As specialists in artificial intelligence and machine learning, the MIT Media Lab team received a grant from the National Science Foundation (NSF) to develop a durable social robot hardware platform for university researchers around the world to work with.
While the Media Lab had already begun exploration of the concept and necessary software development, they needed a partner with expertise in hardware. With our knowledge of electromechanical engineering and their experience in software, our teams worked together to build Tega.
Based on research previously done by the Media Lab, we knew that the robot would need five degrees of freedom to physically execute the desired range of expressions, such as nodding and peering. To give the robot maximum power and ability in a compact design, we needed to organize its joints and motors effectively.

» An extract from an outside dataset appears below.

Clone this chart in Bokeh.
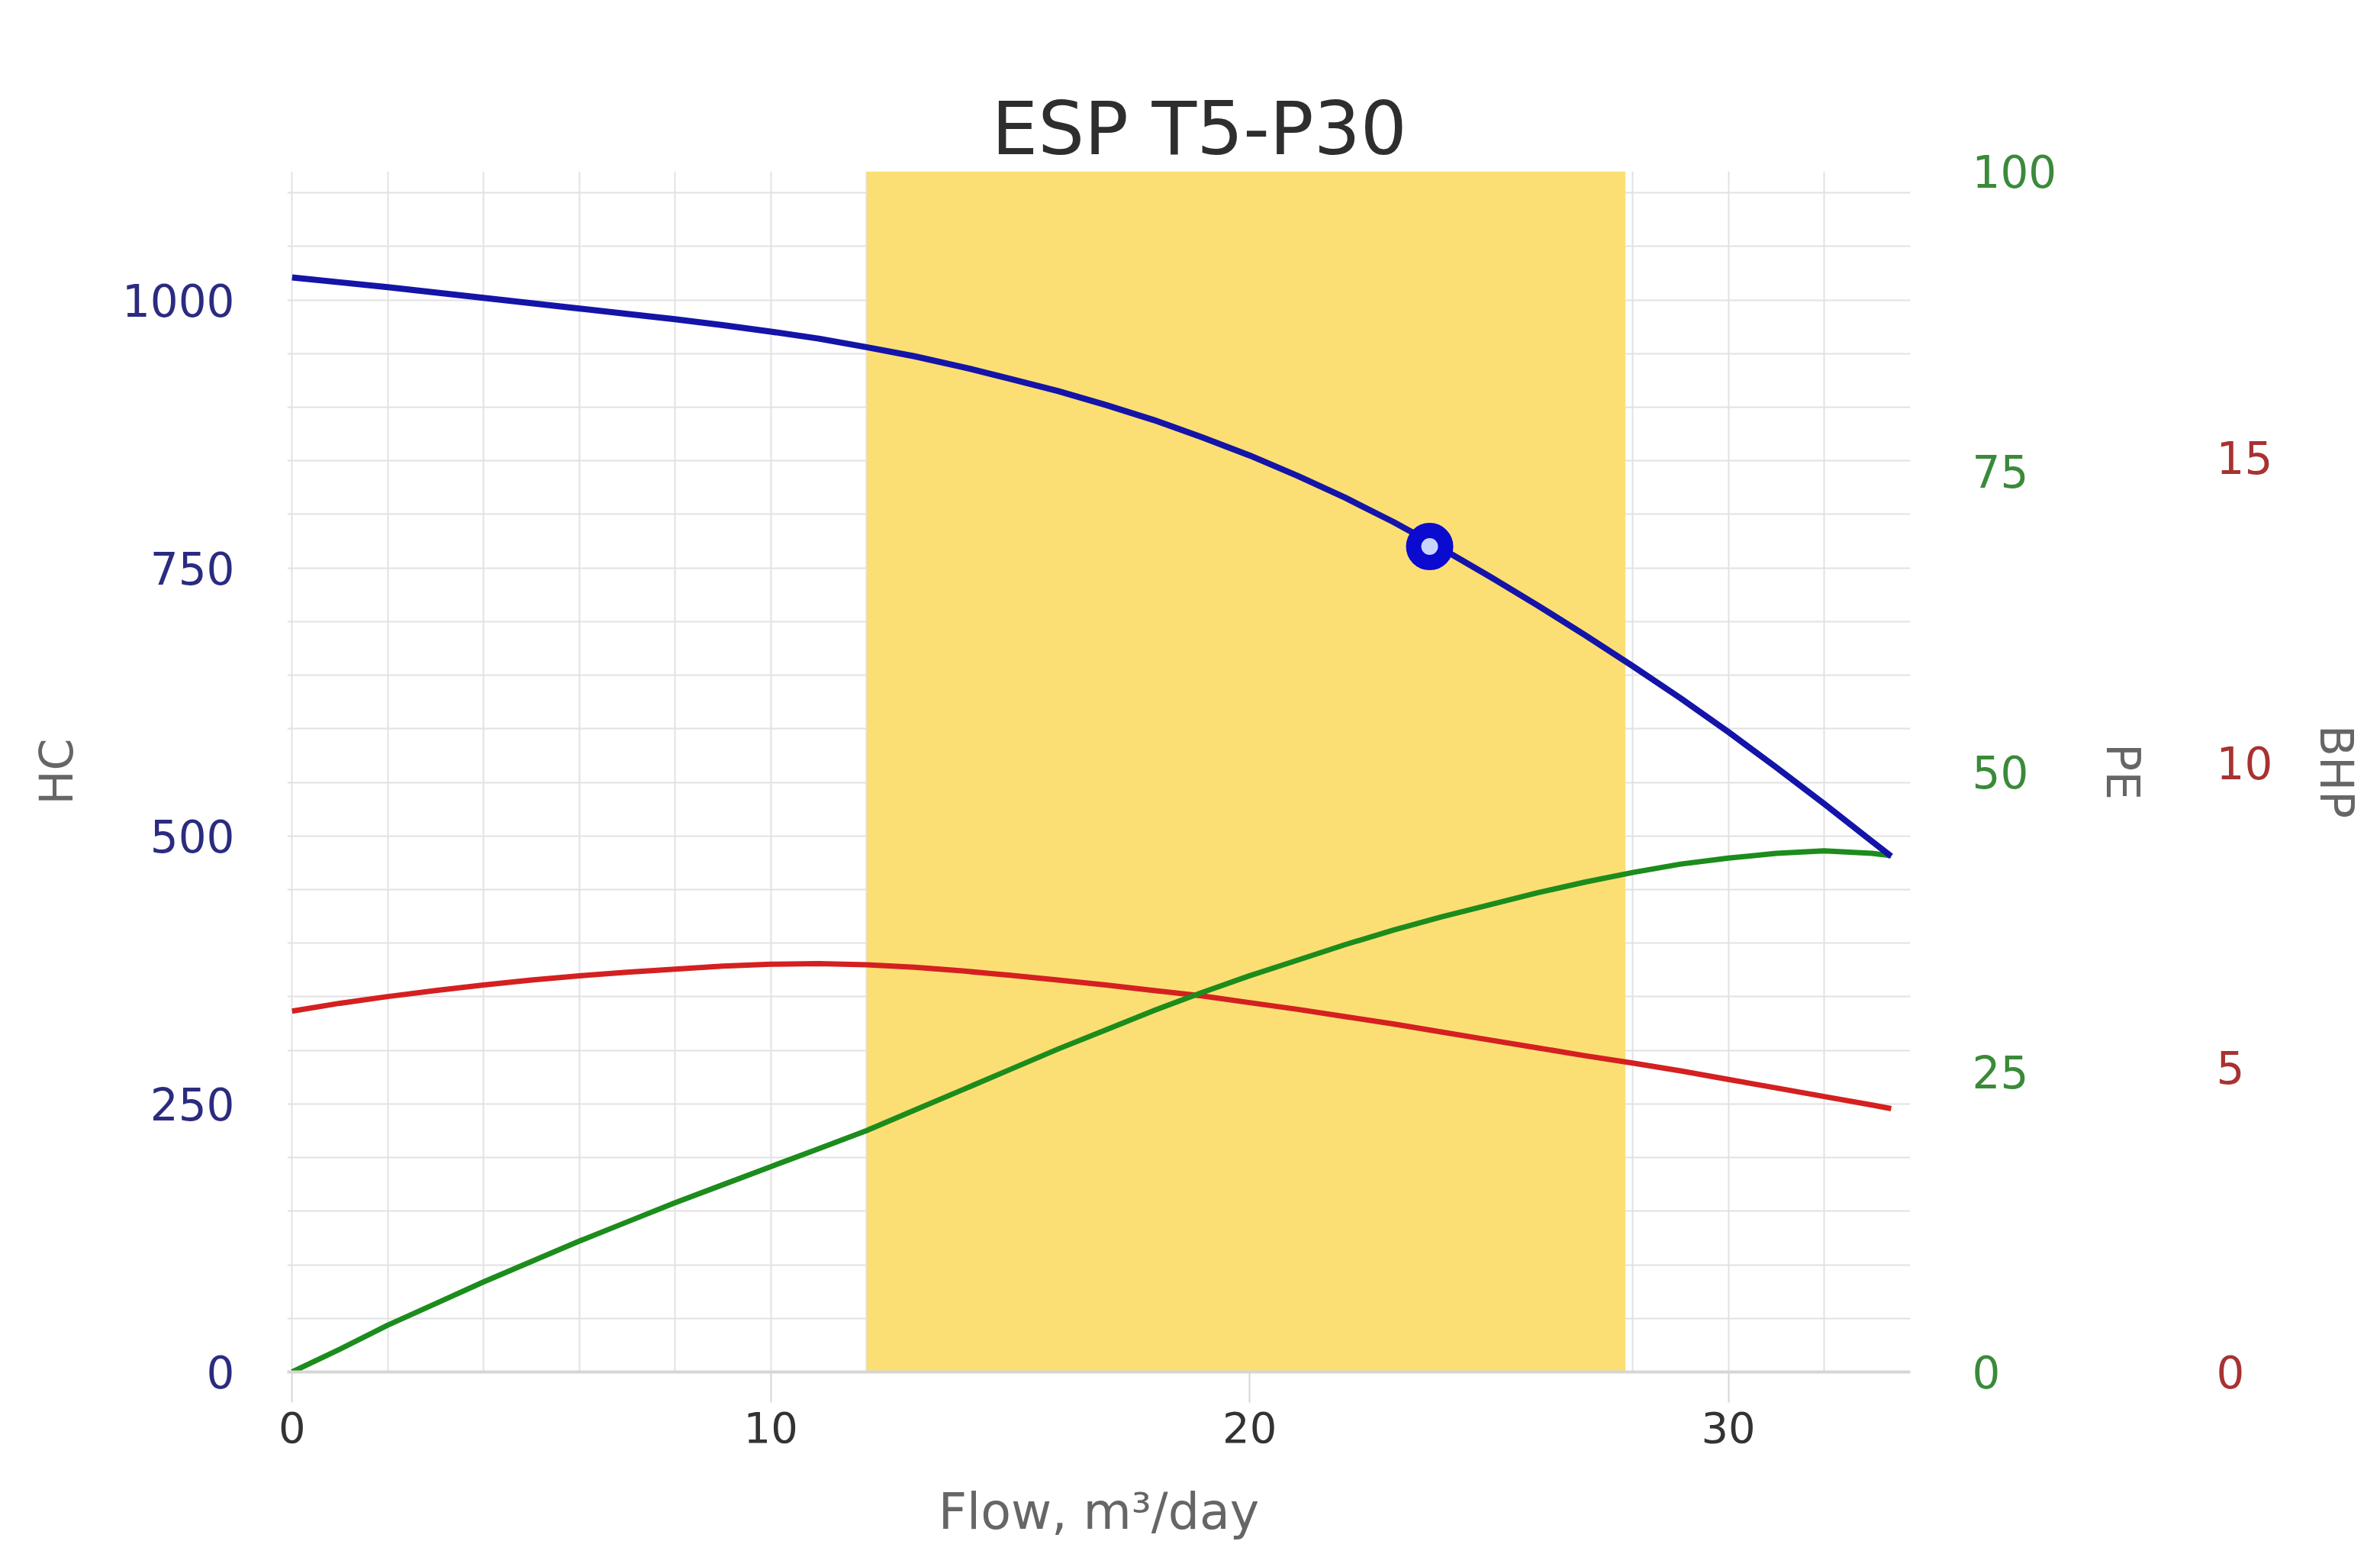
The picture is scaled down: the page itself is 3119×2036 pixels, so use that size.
from bokeh.plotting import figure
from bokeh.models import Range1d, LinearAxis, FixedTicker, SingleIntervalTicker, Grid, Title
from bokeh.embed import file_html
from bokeh.resources import INLINE

# ---- data ----
flow = [0, 1, 2, 3, 4, 5, 6, 7, 8, 9, 10, 11, 12, 13, 14, 15, 16, 17, 18, 19, 20,
        21, 22, 23, 24, 25, 26, 27, 28, 29, 30, 31, 32, 33, 33.4]
hc = [1021, 1016.5, 1012, 1007, 1002, 997, 992, 987, 982, 976.5, 970.5, 964, 956, 947.5, 937.5,
      926.5, 915, 902, 888, 872, 855, 836, 815.5, 793, 768.5, 742.5, 715.5, 687.5, 658.5,
      628.5, 597, 564, 530, 495, 481]
pe = [0, 1.9, 3.9, 5.7, 7.5, 9.2, 10.9, 12.5, 14.1, 15.6, 17.1, 18.6, 20.1, 21.8, 23.5,
      25.2, 26.9, 28.5, 30.1, 31.6, 33.0, 34.3, 35.6, 36.8, 37.9, 38.9, 39.9, 40.8, 41.6,
      42.3, 42.8, 43.2, 43.4, 43.2, 43.0]
bhp = [5.92, 6.05, 6.16, 6.26, 6.35, 6.43, 6.50, 6.56, 6.61, 6.66, 6.69, 6.70, 6.68, 6.64,
       6.58, 6.51, 6.43, 6.35, 6.26, 6.17, 6.06, 5.95, 5.83, 5.71, 5.58, 5.45, 5.32, 5.19,
       5.07, 4.94, 4.80, 4.66, 4.52, 4.38, 4.32]

band_start = [12.0]
band_end = [27.85]
op_flow = [23.76]
op_hc = [770]

hc_ticks = [0, 250, 500, 750, 1000]
pe_ticks = [0, 25, 50, 75, 100]
bhp_ticks = [0, 5, 10, 15]
flow_ticks = [0, 10, 20, 30]
title_text = "ESP T5-P30"

FONT = "DejaVu Sans"
BLUE = "#1414a8"
GREEN = "#1c8c1c"
RED = "#d42020"

p = figure(width=3100, height=2020, output_backend="svg", toolbar_location=None, title=None,
           x_range=Range1d(-0.1, 33.8), y_range=Range1d(0, 1120),
           min_border_left=376, min_border_right=585, min_border_top=224, min_border_bottom=222)
p.extra_y_ranges = {"pe": Range1d(0, 100), "bhp": Range1d(0, 19.7)}
p.outline_line_color = None
p.background_fill_color = "white"
p.grid.visible = False

# x axis (bottom) - take it before adding anything above
xa = p.below[0]

# empty top axis used only as a gap between the title and the plotting area
gap = LinearAxis(ticker=FixedTicker(ticks=[]), axis_line_color=None,
                 major_tick_line_color=None, minor_tick_line_color=None,
                 major_tick_out=95, major_tick_in=0, minor_tick_out=0, minor_tick_in=0,
                 major_label_standoff=0, axis_label_standoff=0)
p.add_layout(gap, "above")

# title, stacked above the gap
p.add_layout(Title(text=title_text, align="left", vertical_align="bottom",
                   text_font=FONT, text_font_size="96px", text_font_style="normal",
                   text_color="#2e2e2e", offset=923, standoff=0), "above")

# grids
p.add_layout(Grid(dimension=0, ticker=SingleIntervalTicker(interval=2),
                  grid_line_color="#e2e2e2", grid_line_width=2))
p.add_layout(Grid(dimension=1, ticker=SingleIntervalTicker(interval=50),
                  grid_line_color="#e2e2e2", grid_line_width=2))

# band
p.quad(left=band_start, right=band_end, bottom=[0], top=[1120],
       fill_color="#fcdf74", line_color=None)

# curves
p.line(flow, bhp, y_range_name="bhp", line_color=RED, line_width=7, line_join="round")
p.line(flow, pe, y_range_name="pe", line_color=GREEN, line_width=7, line_join="round")
p.line(flow, hc, line_color=BLUE, line_width=8, line_join="round")
p.scatter(op_flow, op_hc, size=42, fill_color="#c8d4ff", line_color="#0a0ad0", line_width=20)

xa.ticker = FixedTicker(ticks=flow_ticks)
xa.axis_line_color = "#d6d6d6"
xa.axis_line_width = 4
xa.major_tick_line_color = "#d6d6d6"
xa.major_tick_line_width = 2
xa.major_tick_out = 40
xa.major_tick_in = 0
xa.minor_tick_line_color = None
xa.major_label_text_font = FONT
xa.major_label_text_font_size = "56px"
xa.major_label_text_color = "#333333"
xa.major_label_standoff = 12
xa.axis_label = "Flow, m³/day"
xa.axis_label_text_font = FONT
xa.axis_label_text_font_size = "65px"
xa.axis_label_text_font_style = "normal"
xa.axis_label_text_color = "#666666"
xa.axis_label_standoff = 50

def style_y(ax, color, standoff, label, label_standoff):
    ax.axis_line_color = None
    ax.major_tick_line_color = None
    ax.minor_tick_line_color = None
    ax.major_tick_out = 0
    ax.major_tick_in = 0
    ax.major_label_text_font = FONT
    ax.major_label_text_font_size = "58px"
    ax.major_label_text_color = color
    ax.major_label_standoff = standoff
    ax.axis_label = label
    ax.axis_label_text_font = FONT
    ax.axis_label_text_font_size = "60px"
    ax.axis_label_text_font_style = "normal"
    ax.axis_label_text_color = "#666666"
    ax.axis_label_standoff = label_standoff

ya = p.left[0]
ya.ticker = FixedTicker(ticks=hc_ticks)
style_y(ya, "#2b2b80", 69, "HC", 48)

pe_axis = LinearAxis(y_range_name="pe", ticker=FixedTicker(ticks=pe_ticks))
style_y(pe_axis, "#3a8a3a", 81, "PE", 49)
p.add_layout(pe_axis, "right")

bhp_axis = LinearAxis(y_range_name="bhp", ticker=FixedTicker(ticks=bhp_ticks))
style_y(bhp_axis, "#a83232", 84, "BHP", 46)
p.add_layout(bhp_axis, "right")

open("out.html", "w").write(file_html(p, INLINE))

We defined and characterized several possible arrangements of motors and joints to enable five degrees of freedom. Through Lego prototypes and documentation for each configuration, we explained the advantages and trade-offs of each option, helping the Media Lab to easily make an educated decision. With full team alignment for the selected direction, we were able to effectively design and build the robot hardware.
Through our codesign efforts with the Media Lab team, we produced a program, mapped to the physical robot, that controls its motion and expression output. The resulting research platform allows the Media Lab to execute its research in human-robot interaction, including determining when the robot should serve up which expression when interacting with a human.
This work has since enabled the Media Lab researchers to develop programming that allows the Tega to respond socially. The Tega can listen to a story being read by a child, analyze the movement and expressions of the child, and respond appropriately at the right time.
The Media Lab and university researchers around the globe are thrilled to have a reliable robot platform that enables them to fully focus on their work in artificial intelligence instead of difficulties with the electromechanical platform.